The public exchanges are intended to serve as new marketplaces to purchase qualified health plans, so individuals can satisfy the individual mandate, and certain companies can satisfy the shared-responsibility mandate, both of which become effective in 2014. Individuals and companies alike are beginning to evaluate their current health insurance situation, in light of the new mandates. However, until the new public exchanges are created, it is difficult to do a complete analysis.
In addition, under a new disclosure mandate, effective March 1, 2013, employers will be required to provide notice to its employees of how the public exchanges will work. But again, until the exchanges are created, complying with this new disclosure mandate will be challenging, to say the least.
While some states have said they will not create an exchange (thereby forcing the federal government to establish an exchange for such a state’s residents), and others have said they are just now beginning to look into creating an exchange, Governor Dayton has announced the creation of a new state agency in Minnesota, which will be responsible for creating an exchange in Minnesota. Until now, much of the responsibility fell on the Commerce Department. But now the new agency will be headed up by Minnesota Management and Budget Commissioner James Showalter.
Takeaway: This is an important development for Minnesota’s health care reform efforts, as it shows a definite intent to create an exchange in Minnesota, and it provides a resource for individuals and employers as they try to learn more about how the public exchange option will work in Minnesota. In addition, Minnesota residents and employers can check out a new website that is intended to provide the most updated information on Minnesota’s health care reform efforts. The website can be found at www.mn.gov/health-reform. This website is intended to provide a state resource similar to the resource that is available to keep abreast of the federal government’s health care reform efforts, at http://www.healthcare.gov/.
What Should Plan Administrators Do While Waiting For The Supreme Court To Rule on the Health Care Reform Law?

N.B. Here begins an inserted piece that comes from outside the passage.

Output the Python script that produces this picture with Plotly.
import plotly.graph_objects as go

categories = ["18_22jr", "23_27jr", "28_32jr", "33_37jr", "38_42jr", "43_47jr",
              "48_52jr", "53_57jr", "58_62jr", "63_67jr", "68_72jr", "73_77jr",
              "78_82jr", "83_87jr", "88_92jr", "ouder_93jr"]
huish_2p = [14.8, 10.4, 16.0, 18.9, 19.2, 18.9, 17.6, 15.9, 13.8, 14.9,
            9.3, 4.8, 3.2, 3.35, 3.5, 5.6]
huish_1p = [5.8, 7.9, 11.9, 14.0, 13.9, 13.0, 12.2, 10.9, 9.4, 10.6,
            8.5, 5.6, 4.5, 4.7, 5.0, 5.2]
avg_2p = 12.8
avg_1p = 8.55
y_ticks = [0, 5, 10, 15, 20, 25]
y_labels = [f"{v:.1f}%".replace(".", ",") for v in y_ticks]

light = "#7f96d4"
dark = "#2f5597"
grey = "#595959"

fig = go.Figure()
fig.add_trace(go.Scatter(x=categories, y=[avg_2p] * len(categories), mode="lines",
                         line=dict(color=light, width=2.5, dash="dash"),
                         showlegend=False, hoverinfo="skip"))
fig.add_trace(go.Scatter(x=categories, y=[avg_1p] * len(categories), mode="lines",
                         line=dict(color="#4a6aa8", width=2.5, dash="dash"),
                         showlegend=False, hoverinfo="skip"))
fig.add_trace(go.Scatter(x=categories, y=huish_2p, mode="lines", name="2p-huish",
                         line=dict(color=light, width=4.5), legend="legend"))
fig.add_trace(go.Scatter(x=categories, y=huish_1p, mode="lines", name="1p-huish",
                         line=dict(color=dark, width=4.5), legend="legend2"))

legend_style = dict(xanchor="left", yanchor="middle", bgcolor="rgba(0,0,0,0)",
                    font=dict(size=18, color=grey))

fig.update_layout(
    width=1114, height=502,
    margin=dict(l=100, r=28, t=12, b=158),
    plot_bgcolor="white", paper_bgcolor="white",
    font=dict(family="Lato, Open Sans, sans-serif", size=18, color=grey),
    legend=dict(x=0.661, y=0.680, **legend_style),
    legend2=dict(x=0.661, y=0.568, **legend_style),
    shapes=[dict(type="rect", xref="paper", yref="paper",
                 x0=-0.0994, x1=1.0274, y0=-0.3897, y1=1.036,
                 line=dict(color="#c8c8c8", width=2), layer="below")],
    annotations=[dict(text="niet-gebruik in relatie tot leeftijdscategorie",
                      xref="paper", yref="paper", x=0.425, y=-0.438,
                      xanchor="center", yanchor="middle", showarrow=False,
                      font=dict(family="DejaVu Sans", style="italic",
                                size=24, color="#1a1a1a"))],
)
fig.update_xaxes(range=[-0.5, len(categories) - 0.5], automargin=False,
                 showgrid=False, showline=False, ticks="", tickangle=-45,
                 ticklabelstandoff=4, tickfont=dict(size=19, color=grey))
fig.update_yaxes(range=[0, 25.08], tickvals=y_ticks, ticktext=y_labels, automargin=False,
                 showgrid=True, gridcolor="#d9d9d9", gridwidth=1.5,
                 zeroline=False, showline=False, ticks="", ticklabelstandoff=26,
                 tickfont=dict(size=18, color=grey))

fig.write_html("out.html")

The speculation as to how the U.S. Supreme Court will decide in the case of the Department of Health and Human Services vs. Florida has begun. At issue, of course, is whether the health care reform law that was enacted in 2010 is constitutional. While many in the United States are anxiously awaiting the Supreme Court’s decision, expected later this summer, group health plan administrators are advised to keep working on provisions of the law that are currently effective, or that will become effective in the near future.

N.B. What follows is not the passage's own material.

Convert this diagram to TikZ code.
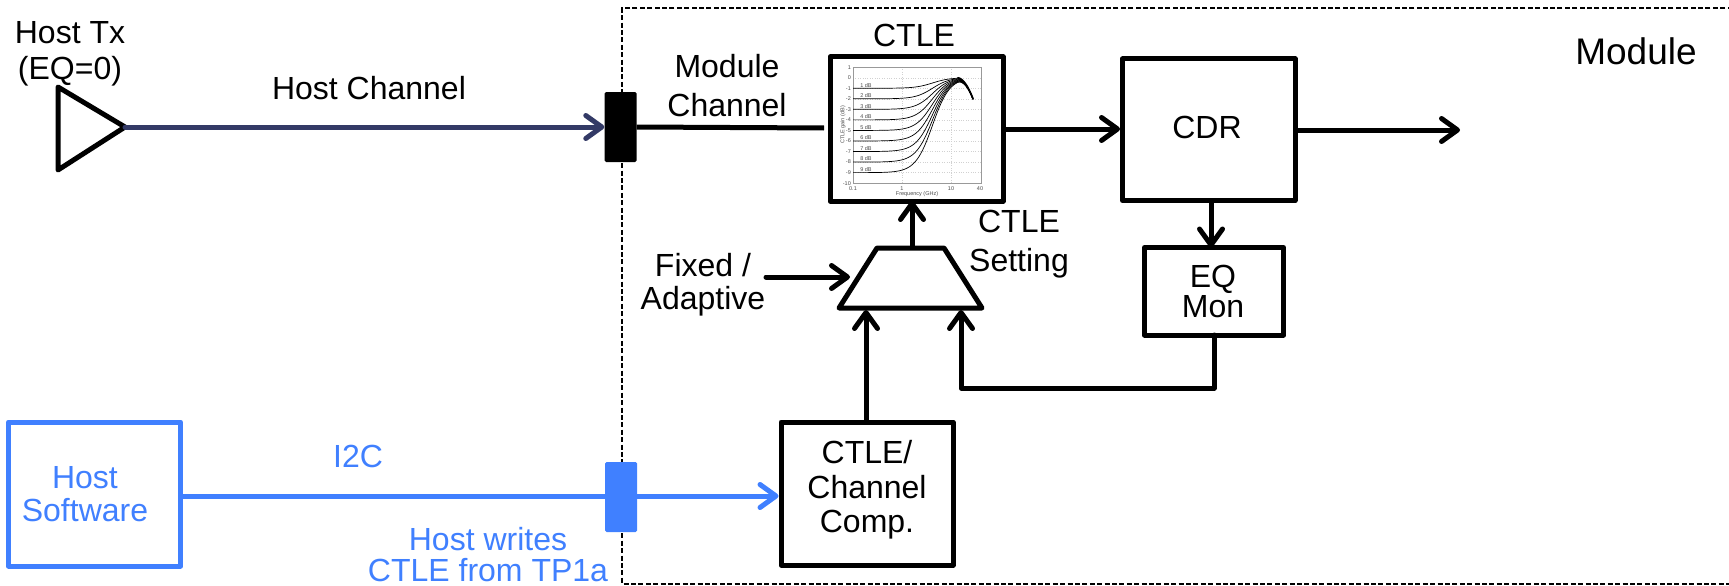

Rather than waiting on the sidelines, plan administrators should continue to work on the following:
- The Summary of Benefits and Coverage requirement is generally effective on or after September 23, 2012.
- W-2 reporting of the cost of employer provided health insurance coverage is required for 2012 Form W-2s.
- The $2,500 health flexible spending account limit becomes effective as of January 1, 2013, which affects plan years beginning after January 1, 2012.
Takeaway: While watching the news and listening to all the coverage surrounding the debate regarding the constitutionality of the health care reform law may be interesting, group health plan administrators are advised to continue implementing its provisions, as they become effective, at least until the U.S. Supreme Court issues its opinion in this landmark case.